• DATA IN THIS EXERCISE:
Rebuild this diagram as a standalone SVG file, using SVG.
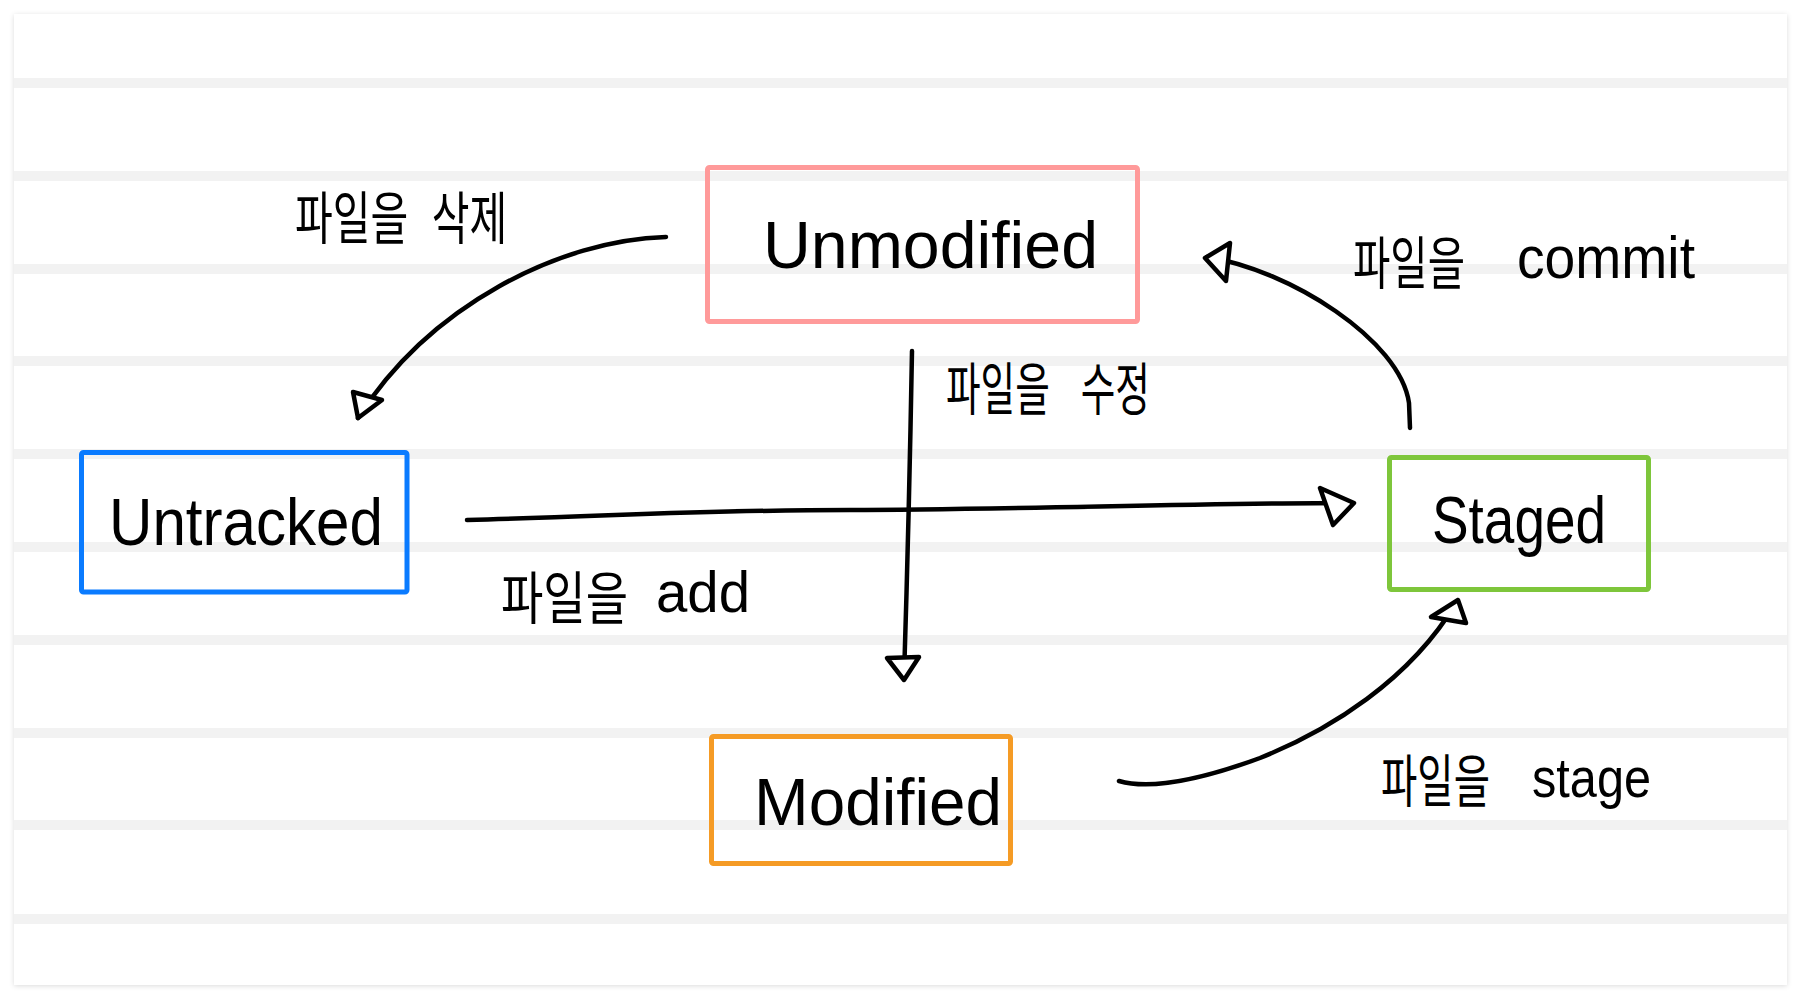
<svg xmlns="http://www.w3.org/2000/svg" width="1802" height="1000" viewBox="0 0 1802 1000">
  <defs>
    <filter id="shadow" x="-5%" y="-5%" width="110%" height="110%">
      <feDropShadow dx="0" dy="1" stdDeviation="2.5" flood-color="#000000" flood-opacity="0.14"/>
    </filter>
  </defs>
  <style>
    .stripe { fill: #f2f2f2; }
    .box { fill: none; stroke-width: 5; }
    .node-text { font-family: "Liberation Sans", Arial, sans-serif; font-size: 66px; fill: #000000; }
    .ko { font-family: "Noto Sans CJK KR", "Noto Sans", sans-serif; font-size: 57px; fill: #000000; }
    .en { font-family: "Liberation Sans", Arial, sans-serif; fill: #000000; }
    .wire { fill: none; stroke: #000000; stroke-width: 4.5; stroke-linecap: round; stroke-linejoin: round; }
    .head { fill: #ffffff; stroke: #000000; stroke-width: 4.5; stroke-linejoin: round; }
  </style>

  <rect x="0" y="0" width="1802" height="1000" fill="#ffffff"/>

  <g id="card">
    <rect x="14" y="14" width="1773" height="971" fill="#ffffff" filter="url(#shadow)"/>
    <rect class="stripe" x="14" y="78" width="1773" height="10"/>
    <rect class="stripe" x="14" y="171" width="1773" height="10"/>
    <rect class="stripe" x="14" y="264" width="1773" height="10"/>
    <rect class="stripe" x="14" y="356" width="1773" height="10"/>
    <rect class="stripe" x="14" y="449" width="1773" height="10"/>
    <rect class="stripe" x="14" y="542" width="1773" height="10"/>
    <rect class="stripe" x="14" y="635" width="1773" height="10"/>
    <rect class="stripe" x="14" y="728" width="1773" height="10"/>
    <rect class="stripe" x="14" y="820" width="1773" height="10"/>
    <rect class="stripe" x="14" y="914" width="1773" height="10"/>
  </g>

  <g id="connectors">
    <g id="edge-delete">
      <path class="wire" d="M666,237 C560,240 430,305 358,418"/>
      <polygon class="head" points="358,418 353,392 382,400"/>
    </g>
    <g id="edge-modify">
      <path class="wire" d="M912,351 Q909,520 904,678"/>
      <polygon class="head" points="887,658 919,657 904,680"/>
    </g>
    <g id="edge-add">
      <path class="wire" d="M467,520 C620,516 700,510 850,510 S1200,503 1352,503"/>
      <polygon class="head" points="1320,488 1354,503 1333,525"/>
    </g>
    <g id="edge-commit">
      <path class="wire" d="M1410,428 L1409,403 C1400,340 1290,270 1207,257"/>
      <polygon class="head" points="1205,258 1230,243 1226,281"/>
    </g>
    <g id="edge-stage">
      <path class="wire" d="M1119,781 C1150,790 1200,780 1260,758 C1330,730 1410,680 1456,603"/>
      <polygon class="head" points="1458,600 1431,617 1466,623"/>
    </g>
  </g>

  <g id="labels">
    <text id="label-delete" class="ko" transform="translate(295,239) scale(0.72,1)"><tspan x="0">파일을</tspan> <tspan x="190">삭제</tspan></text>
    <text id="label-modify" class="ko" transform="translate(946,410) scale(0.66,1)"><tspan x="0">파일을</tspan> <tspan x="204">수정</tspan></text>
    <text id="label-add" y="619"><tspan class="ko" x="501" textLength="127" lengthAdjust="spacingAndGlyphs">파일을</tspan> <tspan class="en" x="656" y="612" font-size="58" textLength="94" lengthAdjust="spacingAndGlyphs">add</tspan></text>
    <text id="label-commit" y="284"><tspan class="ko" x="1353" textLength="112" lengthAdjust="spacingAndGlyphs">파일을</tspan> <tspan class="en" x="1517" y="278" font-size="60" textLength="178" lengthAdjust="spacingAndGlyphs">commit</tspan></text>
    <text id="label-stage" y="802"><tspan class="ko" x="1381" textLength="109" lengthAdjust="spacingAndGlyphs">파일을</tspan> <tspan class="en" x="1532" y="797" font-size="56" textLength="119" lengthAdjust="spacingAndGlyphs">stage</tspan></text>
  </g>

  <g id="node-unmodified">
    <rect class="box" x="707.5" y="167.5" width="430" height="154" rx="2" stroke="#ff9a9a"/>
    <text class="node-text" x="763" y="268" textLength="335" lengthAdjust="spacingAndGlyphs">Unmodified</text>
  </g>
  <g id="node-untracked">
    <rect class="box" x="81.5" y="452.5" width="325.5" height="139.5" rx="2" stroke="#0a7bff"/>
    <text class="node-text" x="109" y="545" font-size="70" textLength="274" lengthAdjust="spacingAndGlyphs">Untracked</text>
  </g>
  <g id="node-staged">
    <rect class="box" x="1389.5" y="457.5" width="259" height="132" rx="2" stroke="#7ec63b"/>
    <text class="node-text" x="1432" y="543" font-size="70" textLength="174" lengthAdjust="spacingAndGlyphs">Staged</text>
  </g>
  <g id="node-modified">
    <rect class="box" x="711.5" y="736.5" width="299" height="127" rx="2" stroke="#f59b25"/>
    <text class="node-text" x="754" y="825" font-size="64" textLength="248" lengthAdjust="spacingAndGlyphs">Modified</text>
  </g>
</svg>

...

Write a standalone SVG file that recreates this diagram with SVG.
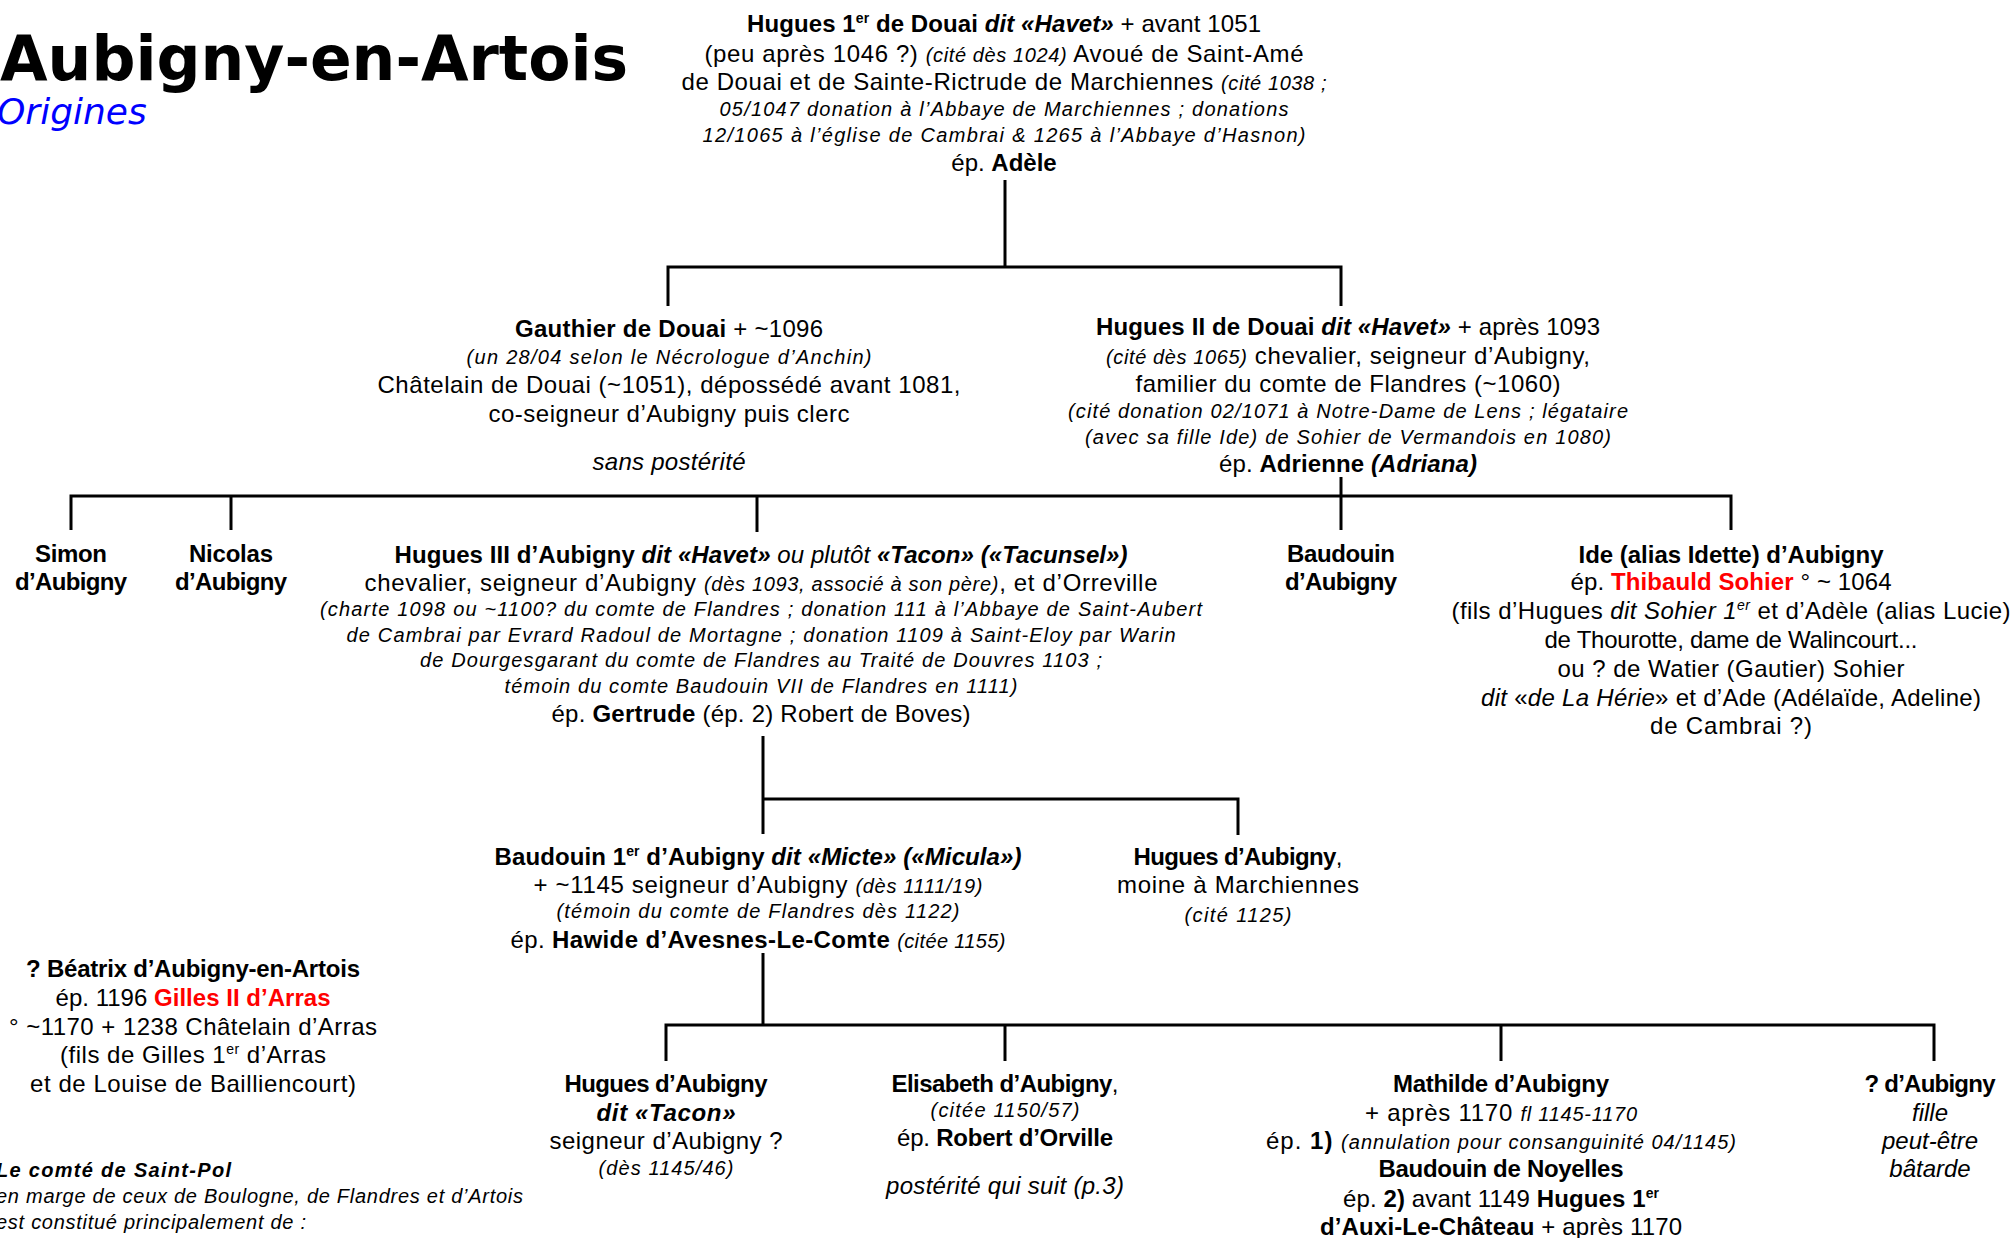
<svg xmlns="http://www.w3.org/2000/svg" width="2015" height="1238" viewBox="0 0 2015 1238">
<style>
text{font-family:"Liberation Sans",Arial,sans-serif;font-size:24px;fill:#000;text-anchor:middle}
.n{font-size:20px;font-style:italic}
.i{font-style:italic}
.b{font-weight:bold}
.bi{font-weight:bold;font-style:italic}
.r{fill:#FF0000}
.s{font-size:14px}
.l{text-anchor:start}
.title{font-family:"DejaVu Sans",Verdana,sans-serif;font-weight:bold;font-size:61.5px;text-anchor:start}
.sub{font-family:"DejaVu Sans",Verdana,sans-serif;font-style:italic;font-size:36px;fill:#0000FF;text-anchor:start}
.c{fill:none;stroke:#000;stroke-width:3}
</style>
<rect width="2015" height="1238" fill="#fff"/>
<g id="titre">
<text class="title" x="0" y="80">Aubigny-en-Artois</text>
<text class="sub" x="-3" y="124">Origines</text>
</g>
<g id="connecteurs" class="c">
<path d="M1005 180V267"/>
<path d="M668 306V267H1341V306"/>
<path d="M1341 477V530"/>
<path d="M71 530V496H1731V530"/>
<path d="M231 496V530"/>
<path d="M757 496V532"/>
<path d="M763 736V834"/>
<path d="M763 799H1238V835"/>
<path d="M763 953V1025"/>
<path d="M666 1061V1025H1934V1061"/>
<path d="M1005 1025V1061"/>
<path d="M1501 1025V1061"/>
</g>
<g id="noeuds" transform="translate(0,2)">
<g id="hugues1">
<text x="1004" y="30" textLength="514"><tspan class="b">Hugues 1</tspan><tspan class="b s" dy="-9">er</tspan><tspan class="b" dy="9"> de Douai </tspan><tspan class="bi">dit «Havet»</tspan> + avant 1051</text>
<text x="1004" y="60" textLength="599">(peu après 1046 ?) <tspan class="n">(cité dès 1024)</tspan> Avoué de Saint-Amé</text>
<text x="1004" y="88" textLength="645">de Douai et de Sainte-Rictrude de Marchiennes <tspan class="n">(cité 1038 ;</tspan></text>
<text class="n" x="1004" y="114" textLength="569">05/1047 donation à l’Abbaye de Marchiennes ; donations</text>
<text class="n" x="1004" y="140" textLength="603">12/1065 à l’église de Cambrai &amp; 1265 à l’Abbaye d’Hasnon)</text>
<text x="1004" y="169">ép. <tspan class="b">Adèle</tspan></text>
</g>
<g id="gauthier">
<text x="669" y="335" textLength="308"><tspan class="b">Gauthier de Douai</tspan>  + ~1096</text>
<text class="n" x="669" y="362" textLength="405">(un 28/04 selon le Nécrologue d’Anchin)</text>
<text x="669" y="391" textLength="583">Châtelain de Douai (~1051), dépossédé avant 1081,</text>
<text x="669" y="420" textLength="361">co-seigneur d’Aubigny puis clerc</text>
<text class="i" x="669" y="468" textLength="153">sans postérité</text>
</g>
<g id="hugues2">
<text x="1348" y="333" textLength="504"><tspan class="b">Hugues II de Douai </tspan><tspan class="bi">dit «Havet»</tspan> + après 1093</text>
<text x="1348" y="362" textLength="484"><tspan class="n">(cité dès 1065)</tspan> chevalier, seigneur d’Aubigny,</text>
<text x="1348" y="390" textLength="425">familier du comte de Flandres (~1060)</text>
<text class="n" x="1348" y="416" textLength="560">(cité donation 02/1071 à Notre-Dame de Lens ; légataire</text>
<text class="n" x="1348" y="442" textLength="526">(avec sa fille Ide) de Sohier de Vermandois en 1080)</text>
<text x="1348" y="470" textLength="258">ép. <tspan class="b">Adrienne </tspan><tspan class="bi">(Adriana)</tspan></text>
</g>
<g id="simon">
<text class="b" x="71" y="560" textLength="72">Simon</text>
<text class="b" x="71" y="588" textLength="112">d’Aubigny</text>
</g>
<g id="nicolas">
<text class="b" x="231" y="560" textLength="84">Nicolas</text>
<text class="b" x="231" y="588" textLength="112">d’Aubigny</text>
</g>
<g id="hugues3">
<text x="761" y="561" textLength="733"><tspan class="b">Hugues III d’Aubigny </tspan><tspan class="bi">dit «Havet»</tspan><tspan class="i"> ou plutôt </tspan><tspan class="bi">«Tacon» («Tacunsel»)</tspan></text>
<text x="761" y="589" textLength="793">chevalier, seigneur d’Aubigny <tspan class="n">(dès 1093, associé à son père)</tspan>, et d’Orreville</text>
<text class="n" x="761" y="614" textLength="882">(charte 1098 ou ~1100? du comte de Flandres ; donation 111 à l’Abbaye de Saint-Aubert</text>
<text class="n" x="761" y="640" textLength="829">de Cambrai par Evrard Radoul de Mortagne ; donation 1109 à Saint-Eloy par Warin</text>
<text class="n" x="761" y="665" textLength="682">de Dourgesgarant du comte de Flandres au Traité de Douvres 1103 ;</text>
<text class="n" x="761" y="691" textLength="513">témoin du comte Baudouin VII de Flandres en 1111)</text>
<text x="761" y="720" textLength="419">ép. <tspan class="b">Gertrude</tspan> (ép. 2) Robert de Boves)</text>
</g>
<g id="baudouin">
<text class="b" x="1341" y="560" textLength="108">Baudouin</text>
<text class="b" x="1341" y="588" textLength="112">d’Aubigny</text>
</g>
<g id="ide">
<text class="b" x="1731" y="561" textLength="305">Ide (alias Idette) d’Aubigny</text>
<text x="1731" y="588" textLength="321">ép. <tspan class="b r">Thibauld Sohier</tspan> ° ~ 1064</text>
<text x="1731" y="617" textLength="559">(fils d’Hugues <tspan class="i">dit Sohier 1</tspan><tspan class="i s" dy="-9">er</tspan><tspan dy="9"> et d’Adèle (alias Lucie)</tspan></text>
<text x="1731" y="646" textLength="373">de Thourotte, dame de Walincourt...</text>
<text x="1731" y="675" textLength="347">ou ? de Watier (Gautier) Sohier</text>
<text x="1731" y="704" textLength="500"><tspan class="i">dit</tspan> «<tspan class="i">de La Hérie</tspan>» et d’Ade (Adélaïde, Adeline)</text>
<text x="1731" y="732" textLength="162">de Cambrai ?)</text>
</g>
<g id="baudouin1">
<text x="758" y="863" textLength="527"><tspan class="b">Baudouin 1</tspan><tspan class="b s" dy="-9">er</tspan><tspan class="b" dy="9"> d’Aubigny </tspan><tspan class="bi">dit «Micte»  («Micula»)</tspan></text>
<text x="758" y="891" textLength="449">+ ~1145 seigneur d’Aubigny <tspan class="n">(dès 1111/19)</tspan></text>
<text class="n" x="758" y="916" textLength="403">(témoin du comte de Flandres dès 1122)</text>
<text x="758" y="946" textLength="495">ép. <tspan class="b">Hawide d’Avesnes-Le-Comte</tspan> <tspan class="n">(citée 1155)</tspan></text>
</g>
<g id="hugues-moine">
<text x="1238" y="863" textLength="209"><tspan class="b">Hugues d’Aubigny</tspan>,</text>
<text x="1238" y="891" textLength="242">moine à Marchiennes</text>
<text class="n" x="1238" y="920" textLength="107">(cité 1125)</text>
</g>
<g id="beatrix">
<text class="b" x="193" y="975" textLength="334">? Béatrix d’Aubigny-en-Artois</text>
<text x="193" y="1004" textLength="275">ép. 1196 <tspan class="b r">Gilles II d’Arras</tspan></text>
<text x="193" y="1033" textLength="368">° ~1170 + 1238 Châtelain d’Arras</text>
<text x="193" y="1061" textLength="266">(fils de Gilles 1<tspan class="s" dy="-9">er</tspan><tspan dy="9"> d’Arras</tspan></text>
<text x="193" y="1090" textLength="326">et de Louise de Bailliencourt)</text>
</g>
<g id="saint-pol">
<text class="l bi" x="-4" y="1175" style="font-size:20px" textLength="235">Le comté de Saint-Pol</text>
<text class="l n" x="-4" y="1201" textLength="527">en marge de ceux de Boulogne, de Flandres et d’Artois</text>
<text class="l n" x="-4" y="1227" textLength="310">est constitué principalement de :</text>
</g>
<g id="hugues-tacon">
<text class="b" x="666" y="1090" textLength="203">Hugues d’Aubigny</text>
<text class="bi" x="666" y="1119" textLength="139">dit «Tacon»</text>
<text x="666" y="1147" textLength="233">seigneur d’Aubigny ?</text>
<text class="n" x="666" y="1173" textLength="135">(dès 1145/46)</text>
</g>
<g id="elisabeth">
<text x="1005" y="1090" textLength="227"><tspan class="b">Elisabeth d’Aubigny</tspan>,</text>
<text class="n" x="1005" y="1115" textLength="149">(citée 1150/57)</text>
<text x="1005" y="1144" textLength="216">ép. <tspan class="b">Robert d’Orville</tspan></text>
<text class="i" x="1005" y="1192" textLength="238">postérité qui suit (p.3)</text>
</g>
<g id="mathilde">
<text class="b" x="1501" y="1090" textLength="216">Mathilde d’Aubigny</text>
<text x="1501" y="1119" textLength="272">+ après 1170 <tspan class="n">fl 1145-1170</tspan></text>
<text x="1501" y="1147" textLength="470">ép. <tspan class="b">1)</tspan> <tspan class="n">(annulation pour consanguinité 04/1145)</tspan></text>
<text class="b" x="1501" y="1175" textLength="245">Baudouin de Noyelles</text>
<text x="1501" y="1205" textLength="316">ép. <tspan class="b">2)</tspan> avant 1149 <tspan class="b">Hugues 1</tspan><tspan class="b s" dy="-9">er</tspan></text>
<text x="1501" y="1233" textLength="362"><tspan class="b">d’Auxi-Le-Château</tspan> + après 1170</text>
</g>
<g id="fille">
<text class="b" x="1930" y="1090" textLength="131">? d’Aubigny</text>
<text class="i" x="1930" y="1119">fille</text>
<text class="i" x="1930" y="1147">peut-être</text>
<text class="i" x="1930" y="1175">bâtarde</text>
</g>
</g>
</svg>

• TASK:
Scan the listing above and identify each line holding the string "file"; copy every such line.

• SOLUTION BELOW:
Rebuild this diagram as a standalone SVG file, using SVG.
Write a standalone SVG file that recreates this diagram with SVG.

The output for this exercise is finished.